(Data items)

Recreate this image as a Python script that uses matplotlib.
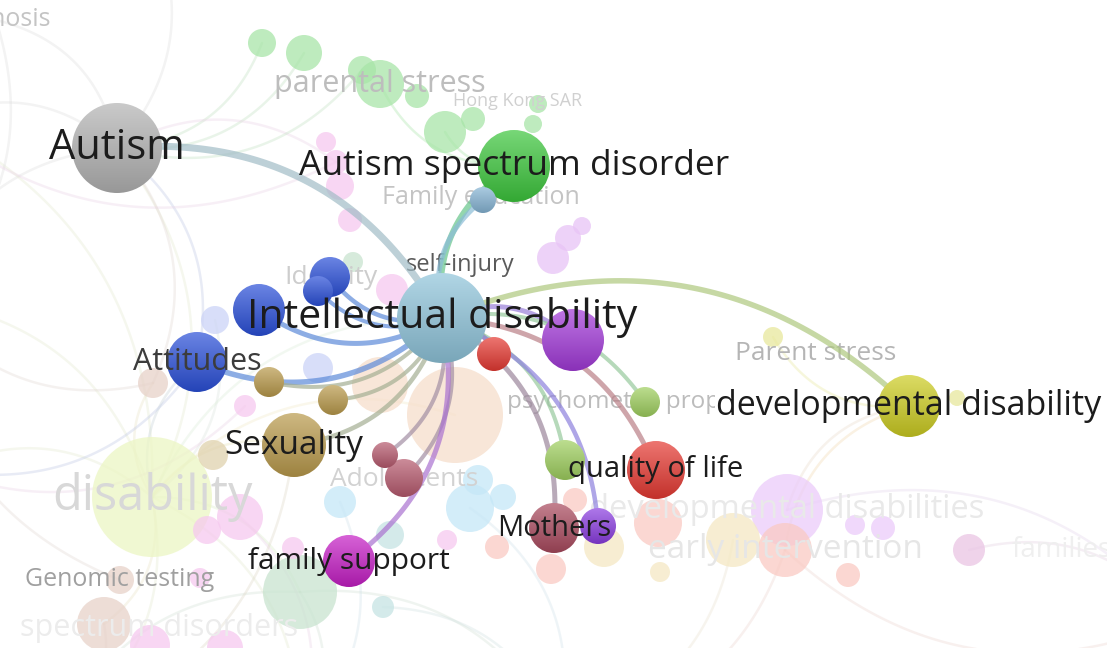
import numpy as np
import matplotlib
matplotlib.use("Agg")
import matplotlib.pyplot as plt
from matplotlib.colors import to_rgb
from matplotlib.patches import Circle, Rectangle

plt.rcParams["font.family"] = ["Open Sans", "DejaVu Sans"]

# highlighted items (map coordinates, node weight, cluster)
act_names = ["Autism", "Autism spectrum disorder", "", "Intellectual disability", "", "",
             "", "", "", "Attitudes", "", "", "Sexuality", "", "",
             "psychometric properties", "", "quality of life", "Mothers", "", "family support",
             "developmental disability"]
act_x = [117, 514, 483, 442, 494, 573, 330, 318, 259, 197, 269, 333, 294, 385, 404,
         645, 565, 656, 554, 598, 349, 909]
act_y = [148, 166, 200, 318, 354, 340, 277, 291, 310, 362, 382, 400, 445, 455, 478,
         402, 460, 470, 528, 526, 561, 406]
act_w = [45, 36, 13, 45, 17, 31, 20, 15, 26, 30, 15, 15, 32, 13, 19,
         15, 20, 29, 25, 18, 26, 31]
act_cluster = ["gray", "green", "steel", "lblue", "red", "purple", "blue", "blue", "blue",
               "blue", "tan", "tan", "tan", "maroon", "maroon", "lime", "lime", "red",
               "rose", "violet2", "magenta", "yellow"]

# links of "Intellectual disability" (index 3) plus Autism link
link_src = [0, 3, 3, 3, 3, 3, 3, 3, 3, 3, 3, 3, 3, 3, 3, 3, 3, 3, 3, 3, 3]
link_dst = [3, 1, 2, 4, 5, 6, 7, 8, 9, 10, 11, 12, 13, 14, 15, 16, 17, 18, 19, 20, 21]
link_w = [7, 6, 5, 5, 5, 4.5, 4, 5, 5.5, 4, 4, 4.5, 4, 4, 4, 4, 5, 5, 4.5, 5, 5.5]

# faded items
fad_names = ["", "", "", "parental stress", "", "", "", "", "", "Hong Kong SAR",
             "Family education", "", "", "", "", "", "", "", "", "Identity",
             "self-injury", "", "", "", "", "", "", "", "", "disability",
             "", "", "", "", "", "", "", "", "", "",
             "", "", "", "", "Genomic testing", "", "spectrum disorders", "", "", "",
             "", "", "", "", "early intervention", "", "developmental disabilities", "", "", "",
             "families", "Parent stress", "", "", "diagnosis", "Adolescents", "", "", "", "",
             "", "", "", ""]
fad_x = [262, 304, 362, 380, 417, 445, 473, 538, 533, 518,
         481, 326, 336, 340, 350, 392, 553, 568, 582, 331,
         460, 215, 318, 353, 245, 153, 213, 455, 380, 152,
         240, 207, 293, 200, 447, 150, 225, 340, 470, 478,
         503, 383, 390, 300, 120, 104, 159, 497, 551, 575,
         604, 660, 733, 658, 785, 848, 787, 855, 883, 969,
         1062, 816, 773, 957, -4, 404, -70, -80, -60, 150,
         60, 300, 560, 1180]
fad_y = [43, 53, 70, 84, 96, 132, 119, 104, 124, 101,
         197, 142, 162, 186, 220, 290, 258, 238, 226, 277,
         265, 320, 368, 262, 406, 383, 455, 415, 385, 497,
         517, 530, 548, 578, 540, 645, 648, 502, 508, 480,
         497, 607, 535, 592, 580, 624, 628, 547, 569, 500,
         547, 572, 540, 523, 550, 575, 510, 525, 528, 550,
         550, 353, 337, 398, 20, 480, 120, 300, 470, -80,
         730, 740, 730, 620]
fad_w = [14, 18, 14, 24, 12, 21, 12, 9, 9, 0,
         9, 10, 12, 14, 12, 16, 16, 13, 9, 0,
         0, 14, 15, 10, 11, 15, 15, 48, 28, 60,
         23, 14, 11, 10, 10, 20, 18, 16, 24, 15,
         13, 11, 14, 37, 14, 27, 0, 12, 15, 12,
         20, 10, 27, 24, 27, 12, 36, 10, 12, 16,
         0, 0, 10, 8, 0, 0, 0, 0, 0, 0,
         0, 0, 0, 0]
fad_cluster = (["green"] * 11 + ["pink"] * 5 + ["violet"] * 3
               + ["blue", "lblue", "paleblue", "paleblue", "sage", "pink", "brown", "tan",
                  "peach", "peach", "lime2"]
               + ["pink"] * 7 + ["cyan"] * 4
               + ["teal", "teal", "sage", "brown", "brown", "pink", "salmon", "salmon",
                  "salmon", "cream", "cream", "cream", "salmon", "salmon", "salmon",
                  "lavender", "lavender", "lavender", "orchid", "orchid", "yellow",
                  "yellow", "yellow", "gray", "maroon"]
               + ["gray"] * 8)

# background links, indices into active + faded (faded start at 22)
bg_src = [88, 89, 0, 91, 22, 23, 0, 0, 0, 88, 89, 90, 51, 51, 51, 51, 51, 51, 43, 51, 51, 51,
          65, 65, 92, 63, 60, 67, 66, 46, 76, 95, 76, 78, 78, 21, 81, 74, 1, 1, 24, 86, 86,
          59, 52, 12, 9, 47, 34]
bg_dst = [0, 0, 51, 0, 0, 0, 34, 9, 47, 51, 51, 51, 92, 93, 9, 12, 67, 65, 51, 47, 3, 49,
          93, 94, 65, 94, 94, 92, 89, 90, 21, 76, 94, 21, 95, 84, 95, 94, 25, 27, 0, 89, 0,
          93, 93, 92, 90, 89, 88]

label_size = {"Autism": 30, "Autism spectrum disorder": 25.5, "Intellectual disability": 29.5,
              "Attitudes": 22, "Sexuality": 24, "psychometric properties": 17.5,
              "quality of life": 21, "Mothers": 21, "family support": 21.5,
              "developmental disability": 24.5, "parental stress": 22, "Hong Kong SAR": 13,
              "Family education": 18, "Identity": 19, "self-injury": 17, "disability": 35,
              "Genomic testing": 18, "spectrum disorders": 22, "early intervention": 24,
              "developmental disabilities": 23.5, "families": 20, "Parent stress": 19,
              "diagnosis": 18, "Adolescents": 19}
label_tone = {"Attitudes": "#3c3c3c", "self-injury": "#5a5a5a", "Genomic testing": "#a0a0a0",
              "parental stress": "#bdbdbd", "Parent stress": "#b5b5b5",
              "Family education": "#c4c4c4", "psychometric properties": "#bcbcbc",
              "Identity": "#cdcdcd", "Adolescents": "#d2d2d2", "Hong Kong SAR": "#d0d0d0",
              "disability": "#d8d8d8", "diagnosis": "#c4c4c4", "spectrum disorders": "#ececec",
              "early intervention": "#e6e6e6", "developmental disabilities": "#e9e9e9",
              "families": "#efefef"}

palette = {"gray": "#b3b3b3", "green": "#3dc63d", "steel": "#86b4d4", "lblue": "#8fc4da",
           "red": "#e53a33", "purple": "#a23ad8", "blue": "#2b50d8", "tan": "#b99a4c",
           "maroon": "#b65a6e", "rose": "#a94a5e", "lime": "#9fcf5f", "violet2": "#8b3ee0",
           "magenta": "#c51fc5", "yellow": "#cccc22", "pink": "#ec86dc", "violet": "#cc7cec",
           "paleblue": "#8ea0ee", "sage": "#86c496", "teal": "#80c4c4", "cyan": "#7ecaee",
           "peach": "#ebb58c", "lime2": "#d4ea7c", "brown": "#c99a88", "salmon": "#f48a7a",
           "cream": "#e8cc7a", "lavender": "#d28ef4", "orchid": "#d07ec4"}


def mix(c1, c2, t):
    a = np.array(to_rgb(c1))
    b = np.array(to_rgb(c2))
    return tuple(a * (1 - t) + b * t)


def curve(x0, y0, x1, y1, bend=0.32, n=80):
    cx = (x0 + x1) / 2 + bend * (y1 - y0)
    cy = (y0 + y1) / 2 - bend * (x1 - x0)
    t = np.linspace(0, 1, n)
    xs = (1 - t) ** 2 * x0 + 2 * (1 - t) * t * cx + t ** 2 * x1
    ys = (1 - t) ** 2 * y0 + 2 * (1 - t) * t * cy + t ** 2 * y1
    return xs, ys


def sphere(ax, x, y, r, color, z):
    top = np.array(mix(color, "white", 0.3))
    bot = np.array(mix(color, "black", 0.15))
    g = np.linspace(0, 1, 64)[:, None, None]
    img = top * (1 - g) + bot * g
    im = ax.imshow(img, extent=(x - r, x + r, y + r, y - r), interpolation="bilinear",
                   aspect="auto", zorder=z)
    im.set_clip_path(Circle((x, y), r, transform=ax.transData))


names = act_names + fad_names
xs_all = act_x + fad_x
ys_all = act_y + fad_y
cols = [palette[c] for c in act_cluster + fad_cluster]

fig = plt.figure(figsize=(11.07, 6.48), dpi=100)
ax = fig.add_axes([0, 0, 1, 1])
ax.axis("off")

# background links
for s, d in zip(bg_src, bg_dst):
    c = mix(mix(cols[s], cols[d], 0.5), "white", 0.55)
    px, py = curve(xs_all[s], ys_all[s], xs_all[d], ys_all[d])
    ax.plot(px, py, color=c, lw=1.8, alpha=0.35, solid_capstyle="round", zorder=1)

# faded nodes
order = sorted(range(len(fad_names)), key=lambda i: -fad_w[i])
for i in order:
    if fad_w[i] > 0:
        ax.add_patch(Circle((fad_x[i], fad_y[i]), fad_w[i],
                            color=mix(palette[fad_cluster[i]], "white", 0.55),
                            alpha=0.75, lw=0, zorder=2))

# faded labels
for i, name in enumerate(fad_names + [act_names[15]]):
    if not name:
        continue
    if name == "psychometric properties":
        x, y = act_x[15], act_y[15]
    else:
        x, y = fad_x[i], fad_y[i]
    t = ax.text(x, y, name, ha="center", va="center", fontsize=label_size[name],
                color=label_tone[name], zorder=3, clip_on=True)
    if name == "psychometric properties":
        t.set_clip_path(Rectangle((0, 0), 715, 648, transform=ax.transData))

# highlighted links
for s, d, w in zip(link_src, link_dst, link_w):
    c = mix(cols[s], cols[d], 0.5)
    px, py = curve(act_x[s], act_y[s], act_x[d], act_y[d])
    ax.plot(px, py, color=c, lw=w * 0.72, alpha=0.7, solid_capstyle="round", zorder=4)

# highlighted nodes
for i in sorted(range(len(act_names)), key=lambda i: -act_w[i]):
    sphere(ax, act_x[i], act_y[i], act_w[i], palette[act_cluster[i]], 5)

# highlighted labels
for i, name in enumerate(act_names):
    if not name or name == "psychometric properties":
        continue
    ax.text(act_x[i], act_y[i], name, ha="center", va="center", fontsize=label_size[name],
            color=label_tone.get(name, "#1c1c1c"), zorder=6)

ax.set_xlim(0, 1107)
ax.set_ylim(648, 0)
fig.savefig("out.png", dpi=100, facecolor="white")
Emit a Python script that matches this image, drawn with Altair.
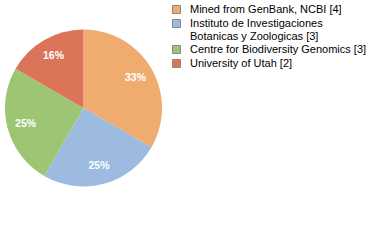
import altair as alt
import pandas as pd

categories = ["Mined from GenBank, NCBI [4]",
              "Instituto de Investigaciones\nBotanicas y Zoologicas [3]",
              "Centre for Biodiversity Genomics [3]",
              "University of Utah [2]"]
counts = [4, 3, 3, 2]
colors = ["#efac6e", "#9dbbe0", "#9dc574", "#db7459"]

df = pd.DataFrame({"cat": categories, "count": counts, "order": range(len(counts))})
total = sum(counts)

base = alt.Chart(df).encode(
    theta=alt.Theta("count:Q", stack=True),
    order=alt.Order("order:Q"),
)

pie = base.mark_arc(outerRadius=78.5).encode(
    color=alt.Color("cat:N", sort=categories,
                    scale=alt.Scale(domain=categories, range=colors),
                    legend=alt.Legend(title=None, orient="none", legendX=171, legendY=4,
                                      symbolType="square", symbolSize=64,
                                      symbolStrokeColor="#888888", symbolStrokeWidth=1,
                                      labelFont="Liberation Sans", labelFontSize=11,
                                      labelColor="#000000", labelLimit=300,
                                      rowPadding=1, labelOffset=8,
                                      labelExpr="split(datum.label, '\\n')"))
)

text = base.transform_calculate(
    pct=f"floor(datum.count / {total} * 100) + '%'"
).mark_text(radius=60, font="Liberation Sans", fontSize=10.5, fontWeight="bold",
            color="white").encode(text="pct:N")

chart = (pie + text).properties(width=167, height=216, padding=0).configure_view(stroke=None)

chart.save("out.html", embed_options={"renderer": "svg", "actions": False})
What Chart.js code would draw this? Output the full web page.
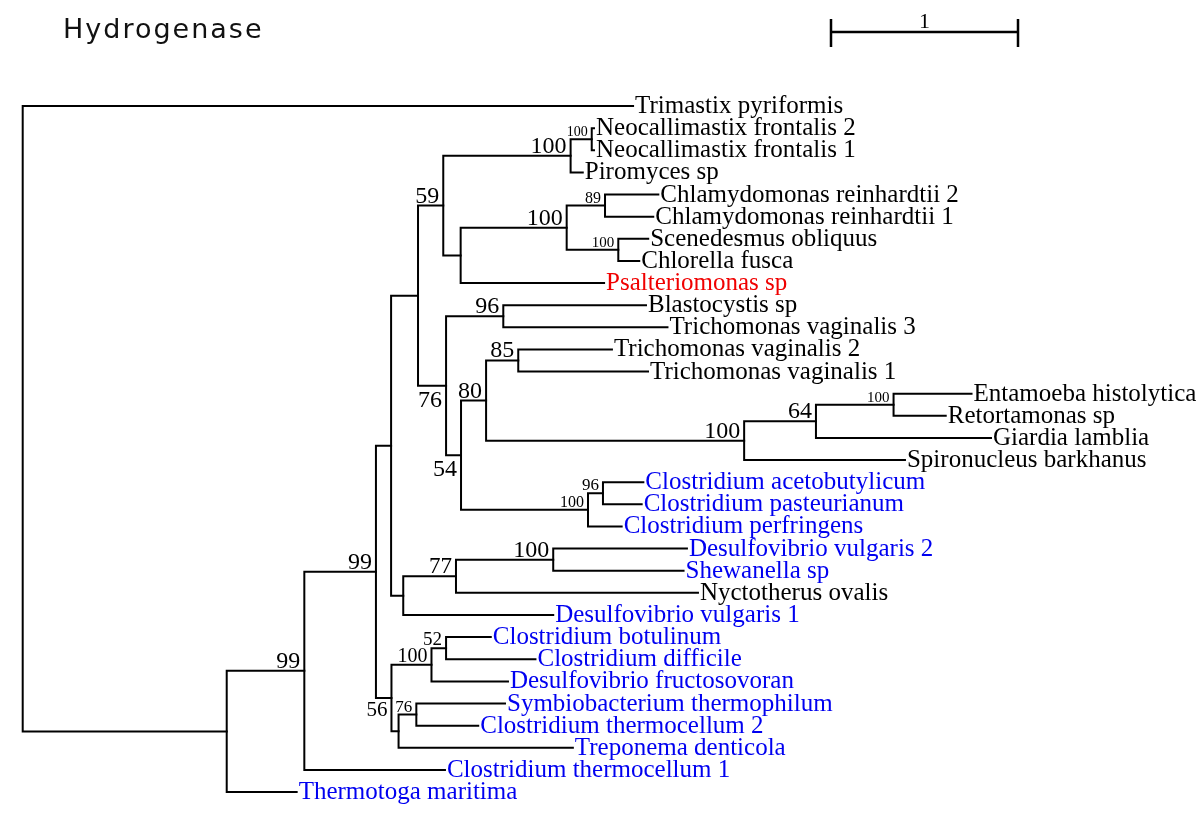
<!DOCTYPE html>
<html><head><meta charset="utf-8">
<script src="https://cdn.jsdelivr.net/npm/chart.js@4/dist/chart.umd.min.js"></script>
<style>html,body{margin:0;padding:0;background:#fff}canvas{display:block}</style>
</head><body>
<canvas id="c" width="1200" height="824"></canvas>
<script>
// ---------- DATA ----------
const chartTitle = 'Hydrogenase';
const scaleBarLabel = '1';
const scaleBarLength = 1;

const leafNames = [
  'Trimastix pyriformis','Neocallimastix frontalis 2','Neocallimastix frontalis 1','Piromyces sp',
  'Chlamydomonas reinhardtii 2','Chlamydomonas reinhardtii 1','Scenedesmus obliquus','Chlorella fusca',
  'Psalteriomonas sp','Blastocystis sp','Trichomonas vaginalis 3','Trichomonas vaginalis 2',
  'Trichomonas vaginalis 1','Entamoeba histolytica','Retortamonas sp','Giardia lamblia',
  'Spironucleus barkhanus','Clostridium acetobutylicum','Clostridium pasteurianum','Clostridium perfringens',
  'Desulfovibrio vulgaris 2','Shewanella sp','Nyctotherus ovalis','Desulfovibrio vulgaris 1',
  'Clostridium botulinum','Clostridium difficile','Desulfovibrio fructosovoran','Symbiobacterium thermophilum',
  'Clostridium thermocellum 2','Treponema denticola','Clostridium thermocellum 1','Thermotoga maritima'
];
// distance of each tip from the root (branch-length units)
const leafDepths = [
  3.264, 3.055, 3.055, 2.995,
  3.399, 3.372, 3.345, 3.297,
  3.109, 3.333, 3.448, 3.151,
  3.344, 5.074, 4.936, 5.178,
  4.718, 3.319, 3.310, 3.203,
  3.552, 3.534, 3.611, 2.837,
  2.503, 2.742, 2.595, 2.579,
  2.436, 2.942, 2.258, 1.465
];
// E = eukaryote, P = prokaryote, H = highlighted organism
const leafGroups = [
  'E','E','E','E','E','E','E','E',
  'H','E','E','E','E','E','E','E',
  'E','P','P','P','P','P','E','P',
  'P','P','P','P','P','P','P','P'
];

// internal nodes
const nodeIds = ['A','B','C','D','E','F','G','H','Hn','I','J','J1','J2','K','K1','L','M','M1','N','N1','N2','O','O1','P','Q','Q1','S','T','T1','V','V1'];
const nodeDepths = [0, 1.091, 1.506, 1.889, 1.970, 2.114, 2.249, 2.930, 3.043, 2.342, 2.909, 3.114, 3.185, 2.264, 2.570, 2.344, 2.478, 2.650, 3.858, 4.242, 4.657, 3.023, 3.103, 2.035, 2.317, 2.837, 1.972, 2.186, 2.264, 2.010, 2.105];
const nodeChildren = [
  ['L1','B'], ['C','L32'], ['D','L31'], ['E','S'], ['F','P'], ['G','K'], ['H','I'], ['Hn','L4'], ['L2','L3'],
  ['J','L9'], ['J1','J2'], ['L5','L6'], ['L7','L8'], ['K1','L'], ['L10','L11'], ['M','O'], ['M1','N'],
  ['L12','L13'], ['N1','L17'], ['N2','L16'], ['L14','L15'], ['O1','L20'], ['L18','L19'], ['Q','L24'],
  ['Q1','L23'], ['L21','L22'], ['T','V'], ['T1','L27'], ['L25','L26'], ['V1','L30'], ['L28','L29']
];
const nodeSupport = [null, null, 99, 99, null, null, 59, 100, 100, null, 100, 89, 100, 76, 96, 54, 80, 85, 100, 64, 100, 100, 96, null, 77, 100, 56, 100, 52, null, 76];

// ---------- STYLE ----------
const groupColors = { E: '#000000', P: '#0000f0', H: '#f00000' };
const supportStyle = {
  Hn: {size: 14}, J1: {size: 16}, J2: {size: 15}, N2: {size: 15}, O: {size: 16}, O1: {size: 17},
  K: {below: true}, L: {below: true}, S: {size: 21, below: true},
  T: {size: 20}, T1: {size: 19}, V1: {size: 17}, Q: {size: 23}
};
const leafFont = '25px "Liberation Serif", "Times New Roman", serif';

// ---------- BUILD ----------
const depthOf = {}, yOf = {}, kids = {};
leafNames.forEach((n, i) => { depthOf['L' + (i + 1)] = leafDepths[i]; yOf['L' + (i + 1)] = i + 1; });
nodeIds.forEach((id, i) => { depthOf[id] = nodeDepths[i]; kids[id] = nodeChildren[i]; });
function nodeY(id) {
  if (yOf[id] !== undefined) return yOf[id];
  const c = kids[id];
  yOf[id] = (nodeY(c[0]) + nodeY(c[c.length - 1])) / 2;
  return yOf[id];
}
nodeIds.forEach(nodeY);

const datasets = nodeIds.map(id => {
  const [c1, c2] = kids[id];
  return {
    label: id,
    data: [
      {x: depthOf[c1], y: yOf[c1]}, {x: depthOf[id], y: yOf[c1]},
      {x: depthOf[id], y: yOf[c2]}, {x: depthOf[c2], y: yOf[c2]}
    ],
    showLine: true, borderColor: '#000', borderWidth: 2, pointRadius: 0,
    borderJoinStyle: 'miter', borderCapStyle: 'square', tension: 0, fill: false
  };
});

const treeLabels = {
  id: 'treeLabels',
  afterDatasetsDraw(chart) {
    const ctx = chart.ctx, xs = chart.scales.x, ys = chart.scales.y;
    ctx.save();
    // leaf names
    ctx.font = leafFont; ctx.textAlign = 'left'; ctx.textBaseline = 'alphabetic';
    leafNames.forEach((name, i) => {
      ctx.fillStyle = groupColors[leafGroups[i]];
      ctx.fillText(name, xs.getPixelForValue(leafDepths[i]) + 2, ys.getPixelForValue(i + 1) + 7);
    });
    // support values
    ctx.fillStyle = '#000'; ctx.textAlign = 'right';
    nodeIds.forEach((id, i) => {
      if (nodeSupport[i] === null) return;
      const st = supportStyle[id] || {};
      const size = st.size || 24;
      ctx.font = size + 'px "Liberation Serif", serif';
      const px = xs.getPixelForValue(depthOf[id]) - 4;
      const py = ys.getPixelForValue(yOf[id]);
      ctx.fillText(String(nodeSupport[i]), px, st.below ? py + 0.88 * size : py - 3);
    });
    // title
    ctx.textAlign = 'left'; ctx.fillStyle = '#111';
    ctx.font = '27px "DejaVu Sans", sans-serif';
    ctx.letterSpacing = '2px';
    ctx.fillText(chartTitle, 63, 38);
    ctx.letterSpacing = '0px';
    // scale bar
    const x0 = 831, x1 = x0 + (xs.getPixelForValue(scaleBarLength) - xs.getPixelForValue(0));
    ctx.strokeStyle = '#000'; ctx.lineWidth = 2.5;
    ctx.beginPath();
    ctx.moveTo(x0, 32); ctx.lineTo(x1, 32);
    ctx.moveTo(x0, 19); ctx.lineTo(x0, 47);
    ctx.moveTo(x1, 19); ctx.lineTo(x1, 47);
    ctx.stroke();
    ctx.font = '22px "Liberation Serif", serif'; ctx.textAlign = 'center'; ctx.fillStyle = '#000';
    ctx.fillText(scaleBarLabel, (x0 + x1) / 2, 28);
    ctx.restore();
  }
};

new Chart(document.getElementById('c'), {
  type: 'scatter',
  data: { datasets },
  options: {
    responsive: false, animation: false, events: [],
    layout: { padding: 0 },
    plugins: { legend: { display: false }, tooltip: { enabled: false }, title: { display: false } },
    scales: {
      x: { type: 'linear', display: false, min: -22.7 / 187, max: (1200 - 22.7) / 187 },
      y: { type: 'linear', display: false, reverse: true, min: 1 - 106 / 22.13, max: 1 + 718 / 22.13 }
    }
  },
  plugins: [treeLabels]
});
</script>
</body></html>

TASK INSTRUCTIONS: Leave the pictures out, and restate exactly the lines from the start of the records through the one that contains "4.5, 5, 5.5]".

WORKED SOLUTION:
Recreate this image as a Python script that uses matplotlib.
import numpy as np
import matplotlib
matplotlib.use("Agg")
import matplotlib.pyplot as plt
from matplotlib.colors import to_rgb
from matplotlib.patches import Circle, Rectangle

plt.rcParams["font.family"] = ["Open Sans", "DejaVu Sans"]

# highlighted items (map coordinates, node weight, cluster)
act_names = ["Autism", "Autism spectrum disorder", "", "Intellectual disability", "", "",
             "", "", "", "Attitudes", "", "", "Sexuality", "", "",
             "psychometric properties", "", "quality of life", "Mothers", "", "family support",
             "developmental disability"]
act_x = [117, 514, 483, 442, 494, 573, 330, 318, 259, 197, 269, 333, 294, 385, 404,
         645, 565, 656, 554, 598, 349, 909]
act_y = [148, 166, 200, 318, 354, 340, 277, 291, 310, 362, 382, 400, 445, 455, 478,
         402, 460, 470, 528, 526, 561, 406]
act_w = [45, 36, 13, 45, 17, 31, 20, 15, 26, 30, 15, 15, 32, 13, 19,
         15, 20, 29, 25, 18, 26, 31]
act_cluster = ["gray", "green", "steel", "lblue", "red", "purple", "blue", "blue", "blue",
               "blue", "tan", "tan", "tan", "maroon", "maroon", "lime", "lime", "red",
               "rose", "violet2", "magenta", "yellow"]

# links of "Intellectual disability" (index 3) plus Autism link
link_src = [0, 3, 3, 3, 3, 3, 3, 3, 3, 3, 3, 3, 3, 3, 3, 3, 3, 3, 3, 3, 3]
link_dst = [3, 1, 2, 4, 5, 6, 7, 8, 9, 10, 11, 12, 13, 14, 15, 16, 17, 18, 19, 20, 21]
link_w = [7, 6, 5, 5, 5, 4.5, 4, 5, 5.5, 4, 4, 4.5, 4, 4, 4, 4, 5, 5, 4.5, 5, 5.5]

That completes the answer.